Source material
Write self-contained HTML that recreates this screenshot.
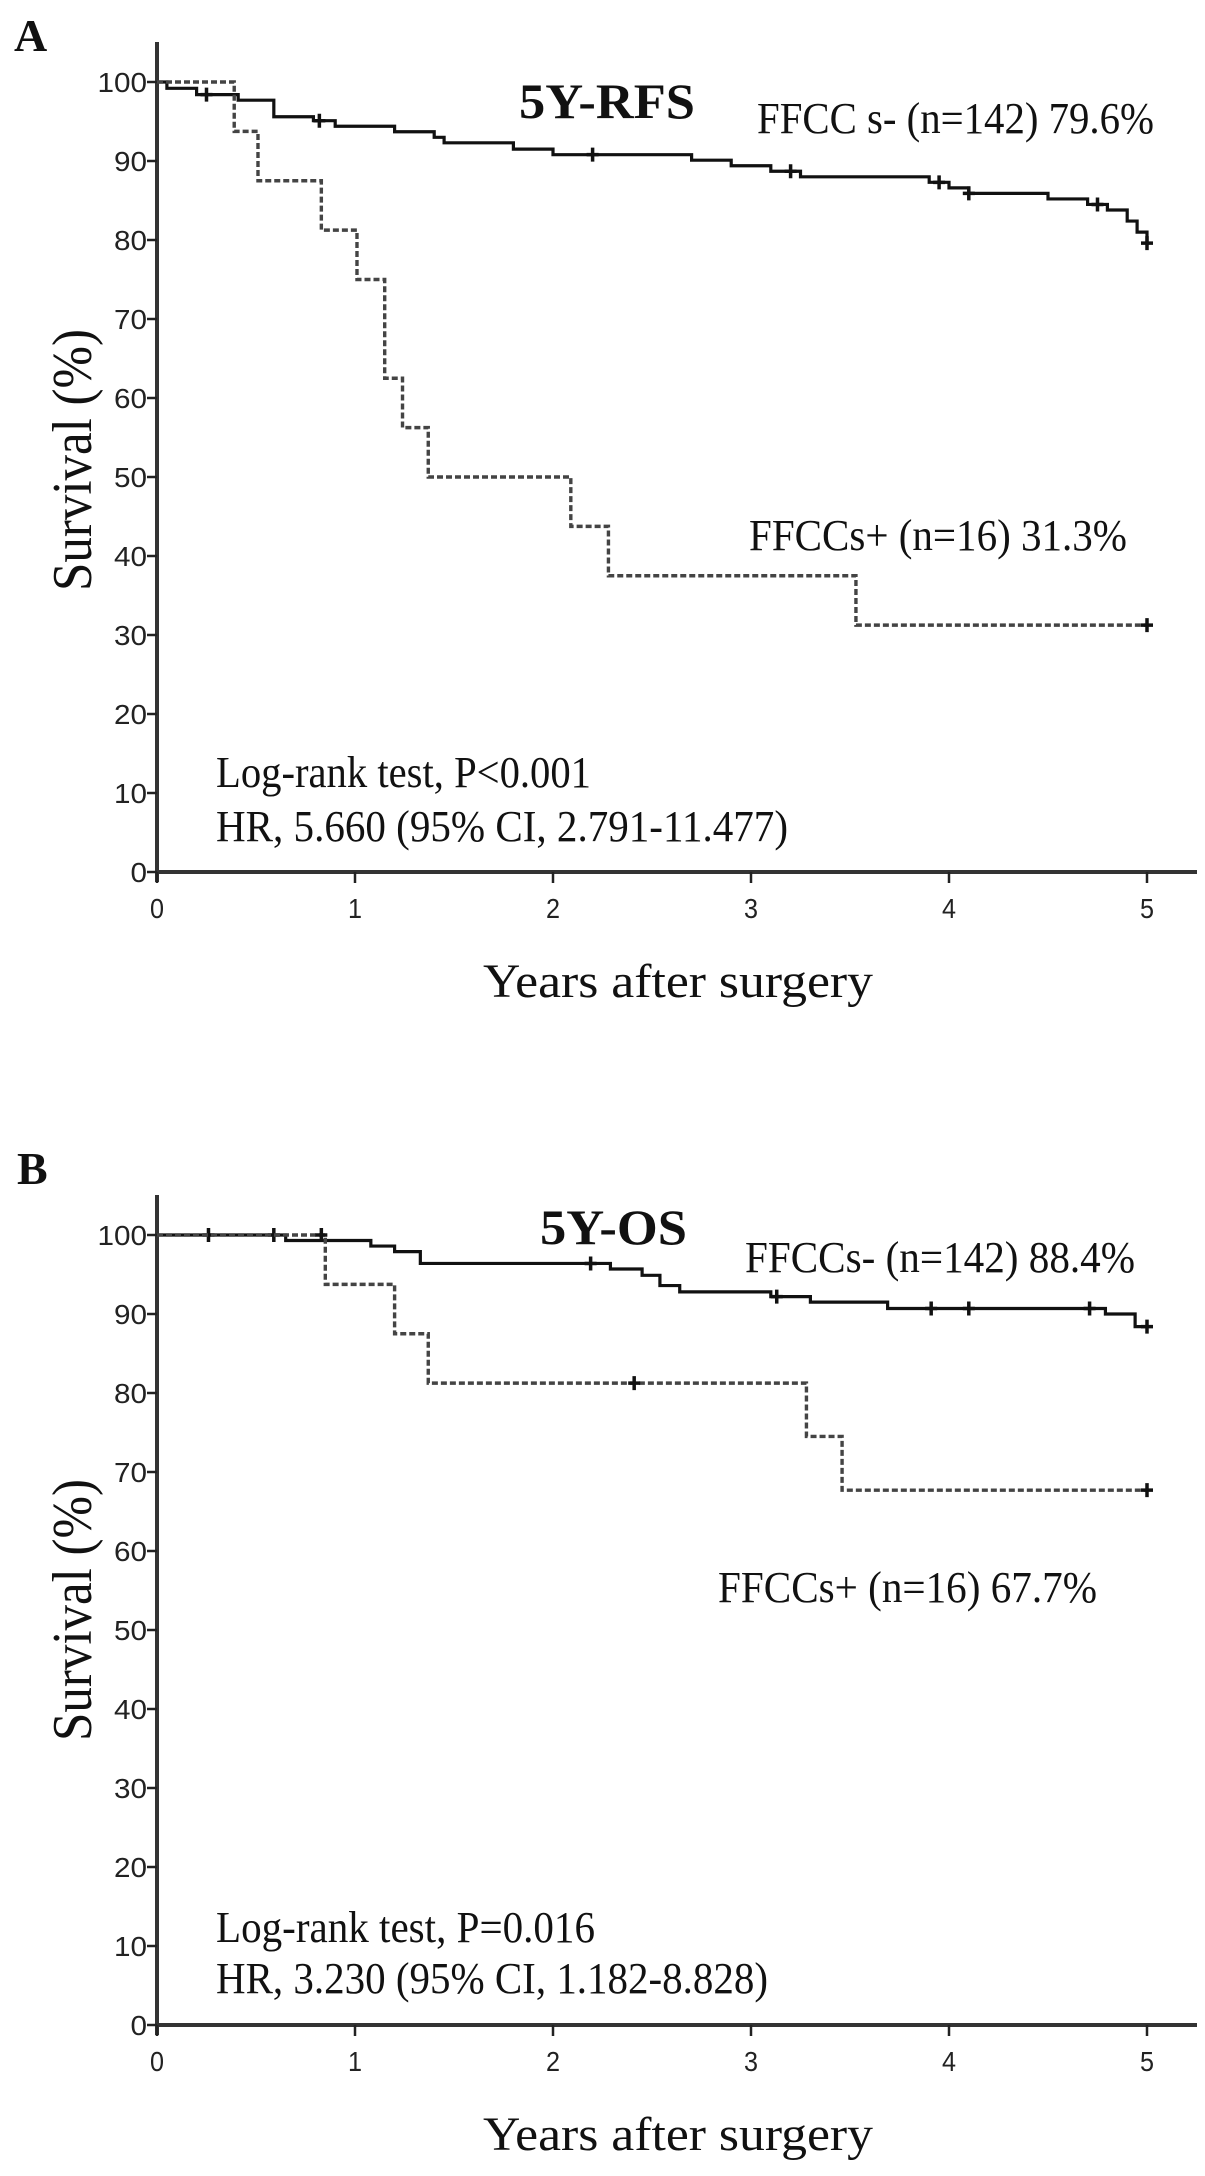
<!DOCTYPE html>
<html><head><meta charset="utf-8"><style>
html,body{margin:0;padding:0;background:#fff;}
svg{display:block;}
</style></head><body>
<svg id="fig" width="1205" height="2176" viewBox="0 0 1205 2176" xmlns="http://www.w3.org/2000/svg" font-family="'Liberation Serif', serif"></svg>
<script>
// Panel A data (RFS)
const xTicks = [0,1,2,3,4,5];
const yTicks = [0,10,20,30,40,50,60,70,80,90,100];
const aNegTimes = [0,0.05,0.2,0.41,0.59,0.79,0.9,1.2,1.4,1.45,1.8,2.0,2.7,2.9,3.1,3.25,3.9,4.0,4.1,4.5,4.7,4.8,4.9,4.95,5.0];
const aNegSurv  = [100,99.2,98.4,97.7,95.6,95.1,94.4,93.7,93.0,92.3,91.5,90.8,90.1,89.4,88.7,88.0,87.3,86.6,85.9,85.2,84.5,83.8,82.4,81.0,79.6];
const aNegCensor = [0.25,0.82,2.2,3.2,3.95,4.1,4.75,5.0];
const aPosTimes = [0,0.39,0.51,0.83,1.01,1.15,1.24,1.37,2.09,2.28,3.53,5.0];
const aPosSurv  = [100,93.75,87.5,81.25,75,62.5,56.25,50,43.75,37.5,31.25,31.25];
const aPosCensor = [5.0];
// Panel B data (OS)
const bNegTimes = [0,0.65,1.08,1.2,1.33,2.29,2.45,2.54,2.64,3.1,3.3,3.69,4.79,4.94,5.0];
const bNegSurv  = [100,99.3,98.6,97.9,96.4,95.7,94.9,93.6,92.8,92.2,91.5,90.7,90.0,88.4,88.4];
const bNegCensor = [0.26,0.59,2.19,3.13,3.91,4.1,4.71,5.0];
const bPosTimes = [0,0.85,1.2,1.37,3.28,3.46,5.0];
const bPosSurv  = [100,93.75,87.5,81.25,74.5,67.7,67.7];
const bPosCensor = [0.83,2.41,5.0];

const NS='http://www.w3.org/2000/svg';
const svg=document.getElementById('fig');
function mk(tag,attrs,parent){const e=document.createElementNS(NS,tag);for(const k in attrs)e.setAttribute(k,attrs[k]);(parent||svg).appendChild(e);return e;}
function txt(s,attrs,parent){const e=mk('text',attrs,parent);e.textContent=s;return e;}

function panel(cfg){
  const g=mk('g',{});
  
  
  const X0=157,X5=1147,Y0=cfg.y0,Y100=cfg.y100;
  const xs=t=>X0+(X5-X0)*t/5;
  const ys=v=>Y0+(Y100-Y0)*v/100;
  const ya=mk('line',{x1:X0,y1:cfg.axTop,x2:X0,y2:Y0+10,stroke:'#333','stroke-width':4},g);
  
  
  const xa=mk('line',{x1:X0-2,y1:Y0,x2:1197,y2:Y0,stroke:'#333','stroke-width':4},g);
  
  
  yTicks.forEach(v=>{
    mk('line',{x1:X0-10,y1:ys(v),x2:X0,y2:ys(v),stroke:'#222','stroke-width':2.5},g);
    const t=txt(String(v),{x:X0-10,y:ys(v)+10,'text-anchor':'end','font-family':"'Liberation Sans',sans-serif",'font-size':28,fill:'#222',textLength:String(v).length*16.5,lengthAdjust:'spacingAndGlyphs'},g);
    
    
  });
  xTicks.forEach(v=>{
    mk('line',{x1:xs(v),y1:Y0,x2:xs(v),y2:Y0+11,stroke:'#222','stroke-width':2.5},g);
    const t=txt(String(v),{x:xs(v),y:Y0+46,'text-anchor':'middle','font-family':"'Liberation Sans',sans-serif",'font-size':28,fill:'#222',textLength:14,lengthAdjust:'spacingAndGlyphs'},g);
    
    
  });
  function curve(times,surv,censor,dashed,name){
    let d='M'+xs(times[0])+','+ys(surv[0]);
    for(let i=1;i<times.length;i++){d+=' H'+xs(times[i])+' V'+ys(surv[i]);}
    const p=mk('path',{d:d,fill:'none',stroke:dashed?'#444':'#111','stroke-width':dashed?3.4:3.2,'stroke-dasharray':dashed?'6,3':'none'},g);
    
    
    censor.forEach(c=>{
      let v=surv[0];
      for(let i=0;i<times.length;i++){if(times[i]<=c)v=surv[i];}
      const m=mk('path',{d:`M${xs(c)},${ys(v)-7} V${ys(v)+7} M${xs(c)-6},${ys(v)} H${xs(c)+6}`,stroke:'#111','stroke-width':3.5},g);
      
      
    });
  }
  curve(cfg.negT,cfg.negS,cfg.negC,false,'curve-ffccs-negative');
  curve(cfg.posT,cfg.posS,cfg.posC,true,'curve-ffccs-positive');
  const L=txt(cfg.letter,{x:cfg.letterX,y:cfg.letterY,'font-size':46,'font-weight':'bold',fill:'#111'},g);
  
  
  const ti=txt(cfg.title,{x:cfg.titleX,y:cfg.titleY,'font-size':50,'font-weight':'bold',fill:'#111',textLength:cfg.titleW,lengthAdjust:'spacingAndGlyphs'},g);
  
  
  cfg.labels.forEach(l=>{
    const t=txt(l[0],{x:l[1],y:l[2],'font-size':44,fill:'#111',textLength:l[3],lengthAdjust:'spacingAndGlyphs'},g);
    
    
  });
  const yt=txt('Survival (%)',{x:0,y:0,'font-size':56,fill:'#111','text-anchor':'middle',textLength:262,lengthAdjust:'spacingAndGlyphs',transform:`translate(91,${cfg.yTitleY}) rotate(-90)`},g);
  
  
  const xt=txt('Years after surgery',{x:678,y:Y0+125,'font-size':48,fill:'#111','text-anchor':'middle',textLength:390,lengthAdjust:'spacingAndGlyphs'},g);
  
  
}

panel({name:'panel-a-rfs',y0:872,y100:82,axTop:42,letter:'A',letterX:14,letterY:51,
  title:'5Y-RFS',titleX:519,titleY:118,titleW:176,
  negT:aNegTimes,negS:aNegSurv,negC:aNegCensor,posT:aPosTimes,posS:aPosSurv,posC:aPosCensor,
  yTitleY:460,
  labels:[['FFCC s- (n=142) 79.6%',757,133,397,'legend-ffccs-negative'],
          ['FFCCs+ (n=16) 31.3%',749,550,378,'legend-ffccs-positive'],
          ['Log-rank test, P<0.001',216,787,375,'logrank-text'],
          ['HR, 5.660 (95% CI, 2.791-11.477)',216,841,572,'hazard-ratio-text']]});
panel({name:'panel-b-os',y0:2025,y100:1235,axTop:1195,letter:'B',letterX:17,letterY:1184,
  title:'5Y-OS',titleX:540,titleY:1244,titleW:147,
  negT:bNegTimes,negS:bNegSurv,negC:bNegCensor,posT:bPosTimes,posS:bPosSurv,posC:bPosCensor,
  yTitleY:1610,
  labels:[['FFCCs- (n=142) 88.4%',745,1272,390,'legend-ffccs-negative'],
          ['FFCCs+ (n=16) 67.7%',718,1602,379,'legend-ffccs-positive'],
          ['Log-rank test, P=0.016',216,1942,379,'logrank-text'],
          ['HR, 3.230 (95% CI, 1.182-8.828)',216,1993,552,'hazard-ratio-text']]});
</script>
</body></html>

What the exercise asks
Transcribe the preceding listing in its entirety and with exact wording, leaving out pictures.

Result for this exercise
Write self-contained HTML that recreates this screenshot.
<!DOCTYPE html>
<html><head><meta charset="utf-8"><style>
html,body{margin:0;padding:0;background:#fff;}
svg{display:block;}
</style></head><body>
<svg id="fig" width="1205" height="2176" viewBox="0 0 1205 2176" xmlns="http://www.w3.org/2000/svg" font-family="'Liberation Serif', serif"></svg>
<script>
// Panel A data (RFS)
const xTicks = [0,1,2,3,4,5];
const yTicks = [0,10,20,30,40,50,60,70,80,90,100];
const aNegTimes = [0,0.05,0.2,0.41,0.59,0.79,0.9,1.2,1.4,1.45,1.8,2.0,2.7,2.9,3.1,3.25,3.9,4.0,4.1,4.5,4.7,4.8,4.9,4.95,5.0];
const aNegSurv  = [100,99.2,98.4,97.7,95.6,95.1,94.4,93.7,93.0,92.3,91.5,90.8,90.1,89.4,88.7,88.0,87.3,86.6,85.9,85.2,84.5,83.8,82.4,81.0,79.6];
const aNegCensor = [0.25,0.82,2.2,3.2,3.95,4.1,4.75,5.0];
const aPosTimes = [0,0.39,0.51,0.83,1.01,1.15,1.24,1.37,2.09,2.28,3.53,5.0];
const aPosSurv  = [100,93.75,87.5,81.25,75,62.5,56.25,50,43.75,37.5,31.25,31.25];
const aPosCensor = [5.0];
// Panel B data (OS)
const bNegTimes = [0,0.65,1.08,1.2,1.33,2.29,2.45,2.54,2.64,3.1,3.3,3.69,4.79,4.94,5.0];
const bNegSurv  = [100,99.3,98.6,97.9,96.4,95.7,94.9,93.6,92.8,92.2,91.5,90.7,90.0,88.4,88.4];
const bNegCensor = [0.26,0.59,2.19,3.13,3.91,4.1,4.71,5.0];
const bPosTimes = [0,0.85,1.2,1.37,3.28,3.46,5.0];
const bPosSurv  = [100,93.75,87.5,81.25,74.5,67.7,67.7];
const bPosCensor = [0.83,2.41,5.0];

const NS='http://www.w3.org/2000/svg';
const svg=document.getElementById('fig');
function mk(tag,attrs,parent){const e=document.createElementNS(NS,tag);for(const k in attrs)e.setAttribute(k,attrs[k]);(parent||svg).appendChild(e);return e;}
function txt(s,attrs,parent){const e=mk('text',attrs,parent);e.textContent=s;return e;}

function panel(cfg){
  const g=mk('g',{});
  
  
  const X0=157,X5=1147,Y0=cfg.y0,Y100=cfg.y100;
  const xs=t=>X0+(X5-X0)*t/5;
  const ys=v=>Y0+(Y100-Y0)*v/100;
  const ya=mk('line',{x1:X0,y1:cfg.axTop,x2:X0,y2:Y0+10,stroke:'#333','stroke-width':4},g);
  
  
  const xa=mk('line',{x1:X0-2,y1:Y0,x2:1197,y2:Y0,stroke:'#333','stroke-width':4},g);
  
  
  yTicks.forEach(v=>{
    mk('line',{x1:X0-10,y1:ys(v),x2:X0,y2:ys(v),stroke:'#222','stroke-width':2.5},g);
    const t=txt(String(v),{x:X0-10,y:ys(v)+10,'text-anchor':'end','font-family':"'Liberation Sans',sans-serif",'font-size':28,fill:'#222',textLength:String(v).length*16.5,lengthAdjust:'spacingAndGlyphs'},g);
    
    
  });
  xTicks.forEach(v=>{
    mk('line',{x1:xs(v),y1:Y0,x2:xs(v),y2:Y0+11,stroke:'#222','stroke-width':2.5},g);
    const t=txt(String(v),{x:xs(v),y:Y0+46,'text-anchor':'middle','font-family':"'Liberation Sans',sans-serif",'font-size':28,fill:'#222',textLength:14,lengthAdjust:'spacingAndGlyphs'},g);
    
    
  });
  function curve(times,surv,censor,dashed,name){
    let d='M'+xs(times[0])+','+ys(surv[0]);
    for(let i=1;i<times.length;i++){d+=' H'+xs(times[i])+' V'+ys(surv[i]);}
    const p=mk('path',{d:d,fill:'none',stroke:dashed?'#444':'#111','stroke-width':dashed?3.4:3.2,'stroke-dasharray':dashed?'6,3':'none'},g);
    
    
    censor.forEach(c=>{
      let v=surv[0];
      for(let i=0;i<times.length;i++){if(times[i]<=c)v=surv[i];}
      const m=mk('path',{d:`M${xs(c)},${ys(v)-7} V${ys(v)+7} M${xs(c)-6},${ys(v)} H${xs(c)+6}`,stroke:'#111','stroke-width':3.5},g);
      
      
    });
  }
  curve(cfg.negT,cfg.negS,cfg.negC,false,'curve-ffccs-negative');
  curve(cfg.posT,cfg.posS,cfg.posC,true,'curve-ffccs-positive');
  const L=txt(cfg.letter,{x:cfg.letterX,y:cfg.letterY,'font-size':46,'font-weight':'bold',fill:'#111'},g);
  
  
  const ti=txt(cfg.title,{x:cfg.titleX,y:cfg.titleY,'font-size':50,'font-weight':'bold',fill:'#111',textLength:cfg.titleW,lengthAdjust:'spacingAndGlyphs'},g);
  
  
  cfg.labels.forEach(l=>{
    const t=txt(l[0],{x:l[1],y:l[2],'font-size':44,fill:'#111',textLength:l[3],lengthAdjust:'spacingAndGlyphs'},g);
    
    
  });
  const yt=txt('Survival (%)',{x:0,y:0,'font-size':56,fill:'#111','text-anchor':'middle',textLength:262,lengthAdjust:'spacingAndGlyphs',transform:`translate(91,${cfg.yTitleY}) rotate(-90)`},g);
  
  
  const xt=txt('Years after surgery',{x:678,y:Y0+125,'font-size':48,fill:'#111','text-anchor':'middle',textLength:390,lengthAdjust:'spacingAndGlyphs'},g);
  
  
}

panel({name:'panel-a-rfs',y0:872,y100:82,axTop:42,letter:'A',letterX:14,letterY:51,
  title:'5Y-RFS',titleX:519,titleY:118,titleW:176,
  negT:aNegTimes,negS:aNegSurv,negC:aNegCensor,posT:aPosTimes,posS:aPosSurv,posC:aPosCensor,
  yTitleY:460,
  labels:[['FFCC s- (n=142) 79.6%',757,133,397,'legend-ffccs-negative'],
          ['FFCCs+ (n=16) 31.3%',749,550,378,'legend-ffccs-positive'],
          ['Log-rank test, P<0.001',216,787,375,'logrank-text'],
          ['HR, 5.660 (95% CI, 2.791-11.477)',216,841,572,'hazard-ratio-text']]});
panel({name:'panel-b-os',y0:2025,y100:1235,axTop:1195,letter:'B',letterX:17,letterY:1184,
  title:'5Y-OS',titleX:540,titleY:1244,titleW:147,
  negT:bNegTimes,negS:bNegSurv,negC:bNegCensor,posT:bPosTimes,posS:bPosSurv,posC:bPosCensor,
  yTitleY:1610,
  labels:[['FFCCs- (n=142) 88.4%',745,1272,390,'legend-ffccs-negative'],
          ['FFCCs+ (n=16) 67.7%',718,1602,379,'legend-ffccs-positive'],
          ['Log-rank test, P=0.016',216,1942,379,'logrank-text'],
          ['HR, 3.230 (95% CI, 1.182-8.828)',216,1993,552,'hazard-ratio-text']]});
</script>
</body></html>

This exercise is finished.